While output is rising, it’s unlikely to surpass the peak of about 160 million carats a year attained before the world financial crisis, BMO analyst Edward Sterck said in a report.
“The primary constraint on supply growth is the lack of new discoveries that match the scale of existing operations in Botswana and Russia,” Sterck said. “Given expanding demand and constrained supply, diamond prices are likely to increase as consumers compete for an increasingly scarce commodity.”
Producers have struggled to find large new mines. Output at many of the biggest mines is falling as supplies of accessible diamonds near the surface are depleted. De Beers, the largest producer by revenue, opened the Orapa mine in Botswana in 1971, and its Jwaneng project, the largest diamond mine by production value, and Rio Tinto Group’s Argyle started up in 1982.
The last major mine to start up was Rio’s Diavik in 2003.
China surpassed Japan in 2011 to become the biggest diamond consuming nation behind the U.S, while sales in India gained 17 percent.

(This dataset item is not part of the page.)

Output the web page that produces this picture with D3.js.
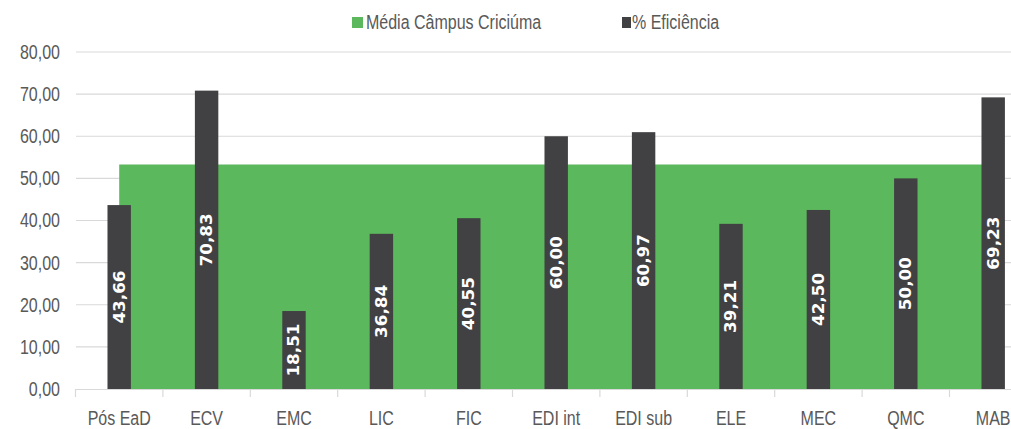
<!DOCTYPE html>
<html>
<head>
<meta charset="utf-8">
<script src="https://cdn.jsdelivr.net/npm/d3@7"></script>
<style>
  html, body { margin: 0; padding: 0; background: #ffffff; }
  svg { display: block; }
</style>
</head>
<body>
<div id="chart"></div>
<script>
const categories = ["Pós EaD", "ECV", "EMC", "LIC", "FIC", "EDI int", "EDI sub", "ELE", "MEC", "QMC", "MAB"];
const eficiencia = [43.66, 70.83, 18.51, 36.84, 40.55, 60.00, 60.97, 39.21, 42.50, 50.00, 69.23];
const mediaCampus = [53.3, 53.3, 53.3, 53.3, 53.3, 53.3, 53.3, 53.3, 53.3, 53.3, 53.3];
const yTicks = [0, 10, 20, 30, 40, 50, 60, 70, 80];
const seriesNames = ["Média Câmpus Criciúma", "% Eficiência"];

const W = 1011, H = 429;
const labelFont = "'Liberation Sans', Arial, sans-serif";
const narrow = "scale(0.8,1)";
const green = "#5cb85c", dark = "#414143", textCol = "#595959";

const svg = d3.select("#chart").append("svg").attr("width", W).attr("height", H);

const x = d3.scaleBand().domain(categories).range([75.5, 1036.9]).paddingInner(0).paddingOuter(0);
const y = d3.scaleLinear().domain([0, 80]).range([389, 52]);
const barW = x.bandwidth() * 0.268;
const cx = c => x(c) + x.bandwidth() / 2;

// gridlines
svg.append("g").selectAll("line").data(yTicks.filter(t => t > 0)).join("line")
  .attr("x1", 76).attr("x2", W).attr("y1", d => y(d)).attr("y2", d => y(d))
  .attr("stroke", "#d9d9d9").attr("stroke-width", 1.2);

// y-axis labels
const yAxis = d3.axisLeft(y).tickValues(yTicks).tickSize(0).tickPadding(0)
  .tickFormat(d => d3.format(".2f")(d).replace(".", ","));
const gy = svg.append("g").attr("transform", "translate(60,0)").call(yAxis);
gy.select(".domain").remove();
gy.selectAll("text").attr("x", 0).attr("font-family", labelFont).attr("font-size", 20)
  .attr("fill", textCol).attr("transform", narrow);

// area series
const area = d3.area().x((d, i) => cx(categories[i])).y0(y(0)).y1(d => y(d));
svg.append("path").datum(mediaCampus).attr("d", area).attr("fill", green);

// bars
svg.append("g").selectAll("rect").data(eficiencia).join("rect")
  .attr("x", (d, i) => cx(categories[i]) - barW / 2)
  .attr("width", barW)
  .attr("y", d => y(d))
  .attr("height", d => y(0) - y(d))
  .attr("fill", dark);

// bar labels
svg.append("g").selectAll("text").data(eficiencia).join("text")
  .attr("transform", (d, i) => `translate(${cx(categories[i])},${(y(d) + y(0)) / 2}) rotate(-90) scale(1.12,1)`)
  .attr("text-anchor", "middle").attr("dy", "0.36em")
  .attr("font-family", "'DejaVu Sans', Verdana, sans-serif").attr("font-weight", "bold")
  .attr("font-size", 15).attr("fill", "#ffffff")
  .text(d => d3.format(".2f")(d).replace(".", ","));

// x-axis
const xAxis = d3.axisBottom(x).tickSize(0).tickPadding(0);
const gx = svg.append("g").attr("transform", `translate(0,${y(0)})`).call(xAxis);
gx.select(".domain").attr("stroke", "#d9d9d9").attr("stroke-width", 1.2);
gx.selectAll("text").attr("y", 0).attr("dy", 0).attr("transform", `translate(0,36) ${narrow}`)
  .attr("font-family", labelFont).attr("font-size", 20).attr("fill", textCol);
// tick marks between categories
svg.append("g").selectAll("line").data(categories).join("line")
  .attr("x1", d => x(d)).attr("x2", d => x(d))
  .attr("y1", y(0)).attr("y2", y(0) + 8)
  .attr("stroke", "#d9d9d9").attr("stroke-width", 1.2);

// legend
const legend = [
  { name: seriesNames[0], color: green, sx: 352, sw: 11, tx: 366 },
  { name: seriesNames[1], color: dark, sx: 622, sw: 9, tx: 632 }
];
const lg = svg.append("g").selectAll("g").data(legend).join("g");
lg.append("rect").attr("x", d => d.sx).attr("y", 17).attr("width", d => d.sw).attr("height", 11).attr("fill", d => d.color);
lg.append("text").attr("transform", d => `translate(${d.tx},29) ${narrow}`)
  .attr("font-family", labelFont).attr("font-size", 20).attr("fill", textCol)
  .text(d => d.name);
</script>
</body>
</html>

Buyers in China and India made up about 20 percent of global demand in 2011 and that will rise to 28 percent in 2016 as the market grows to $31 billion from $23 billion, according to Anglo American Plc (AAL), owner of De Beers.
Rough diamond prices, up about 9 percent this year, will stay at current levels for the rest of 2013 before beginning to increase next year, BMO said. Prices fell 16 percent last year after three straight gains of more than 20 percent, according to data compiled by WWW International Diamond Consultants Ltd.